Tatminsiz dünya
Geçenlerde
gazetenin biri manşetten vermişti: Herkes
mutsuz ve beklenti içinde. İnsanlar sahip oldukları nimetleri değil sahip
olamadıklarını ön plana çıkarıyor. Bu da onlara mutsuzluk ve dert olarak geri
dönüyor maalesef.
Belki
bu herkesin dertli olduğu sözü abartılı olabilir ama gerçek yanı da yok değil.

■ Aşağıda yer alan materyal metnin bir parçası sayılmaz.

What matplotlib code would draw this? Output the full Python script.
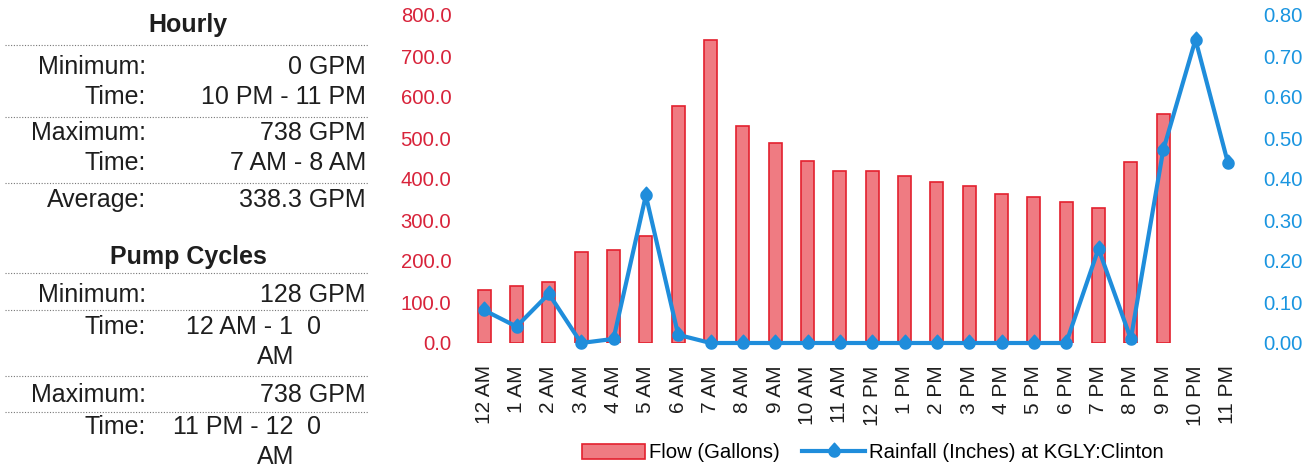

Bakıyoruz yoksullar yokluktan dertli. Zenginler neden daha çok geliri olmadığı
için dertliler. Hastalar dertli, kilolular sıkıntılı. Evliler
problemli, bekârlar ayrı bir dertli.
Televizyonda
haberleri seyretmeye kalktığınızda içiniz kararıyor, hepten dert sahibi haline
geliyorsunuz: Cinayetler, kaybolan çocuklar, felakete maruz kalıp ağlayanlar,
çatışmalar, savaşlar ve şehitlerimiz…
Tartışma
programları ise ayrı facia: İnsanlar kutuplaşmış, birinin ak dediğine diğeri
hemen kara diyor. Düşünmek, acaba karşıdaki muhatabım ne demek istiyor diye
anlamak, üzerinde bile durmak istenmiyor. Ortak bir noktada buluşabilir miyiz
veya yakınlaşabilir miyiz diye iyi niyet besleyen yok. Hemen önyargılı bir
şeyler söylüyorlar. Kutuplaşmalar eriyeceğine, insanlar birbirlerine
yaklaşacağına daha da zıtlaşıyorlar.
Sosyal
medya ayrı bir felâket: Yalan, iftira, çarpıtma ile saldırılar, aşırılıklar mesajların
ana teması olmuş. Toplum adeta tahrik edilmek isteniyor. Düşmanlıklar
körüklenmiş, ülkenin geleceğine dinamit konmuş umurlarında değil. Kardeşlik,
barış, huzur ve şükür talep eden yok gibi.
Hâlbuki
ülkemiz gergin ve risk dolu günlerden geçiyor. Hepimiz okyanusta bir gemideyiz
ve gemi batarsa bütün içindekiler yani hepimiz denizin derinliklerini boylarız.
Bunu düşünen yok ve devamlı ortalık geriliyor, kutuplaştırılıyor.
Kanaatsızlık,
elindeki nimetlere şükür eksikliği, hep daha ulaşılmazı hedef edinme ve
neticede hayal kırıklığı ve mutsuzluk. Maalesef yığınları bu psikoloji sarmış
halde.
Toplumun
sağduyulu insanları uyarıyor devamlı: Toplum barışını önde tutalım, kalp
kırmayalım diye. İnşallah bu bilge insanlar etkili olur ve huzur içinde yeni adımlar
atarız ve gelecek nesillere daha güzel bir ülke bırakırız. İnanın o zaman
ülkemiz daha güzel, daha yaşanılır hale gelir. Milletimiz de daha mutlu olur,
hedeflerimize ulaşmamız daha kolay hale gelir.
İnanın
bunu gerçekleştirmek zor değil. Yeter ki isteyelim ve ilk adımı atalım.